De-icing concrete could significantly improve roadway safety during winter. Credit:

Tuan added that this innovative concrete is not only safe for commuters and pedestrians, but could also potentially help the environment as it reduces the amount of salt and chemicals used to combat ice on the roads.

“When connected to a power source, the electrical resistance in the concrete will generate heat and propagate to the concrete surface to melt the snow and ice,” Tuan explained.

The concrete costs about $300 per cubic yard compared to $120 per cubic yard of regular concrete. But, Tuan believes at the end de-icing would be cheaper to implement. According to the inventor, the amount of power used to thermally de-ice the Roca Spur Bridge during a three-day storm would cost around US$250. He says this amount is several times less than a truckload of de-icing chemicals.

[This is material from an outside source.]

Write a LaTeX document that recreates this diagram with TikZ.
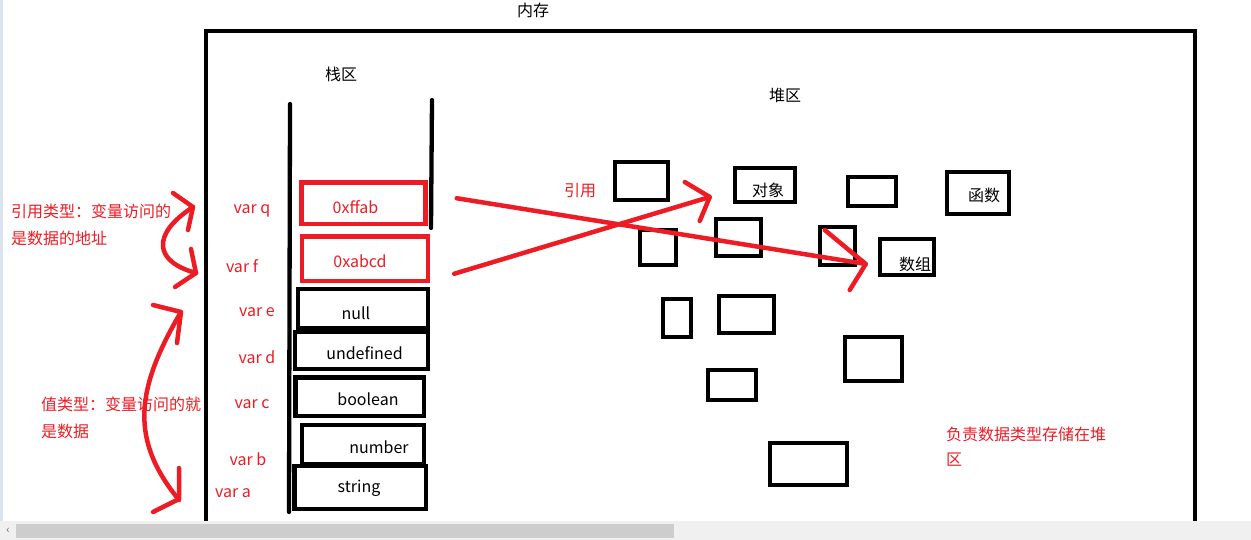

The Federal Aviation Administration is reviewing the material and its results. They believe that if they could use the material, there would be far fewer weather-related delays. His creator commented about the government intentions to use the concrete that for his surprise, they don’t want to use it for the runways.

The UNL research team will be demonstrating the special concrete’s de-icing performance to the Federal Aviation Administration in a testing phase that will end in March.

If the federal aviation decides to use the material, it would be deal changing as it would be integrated into a major airport in the United States. But de-icing concrete has already been tested since 2002 on a 150-foot bridge near Lincoln, Nebraska. The bridge was inlaid with 52 slabs of de-icing concrete and has successfully melted snow and ice on its own ever since.

Tuan and company are not the only team working in developing alternatives to the hazard chemicals normally use to de-ice roads. A group of engineers have published a recent study in the journal Industrial & Engineering Chemistry Research where they propose a method for creating self-sufficient winter roads in which roads could essentially salt themselves.

This technique mixes polymer salt pockets into bitumen, a binding agent used in standard asphalt road surfaces. The salt would be released in measured amounts as vehicles drive over the road, and as the salt composite is evenly embedded in the road surface, the asphalt could potentially de-ice itself for years at a time.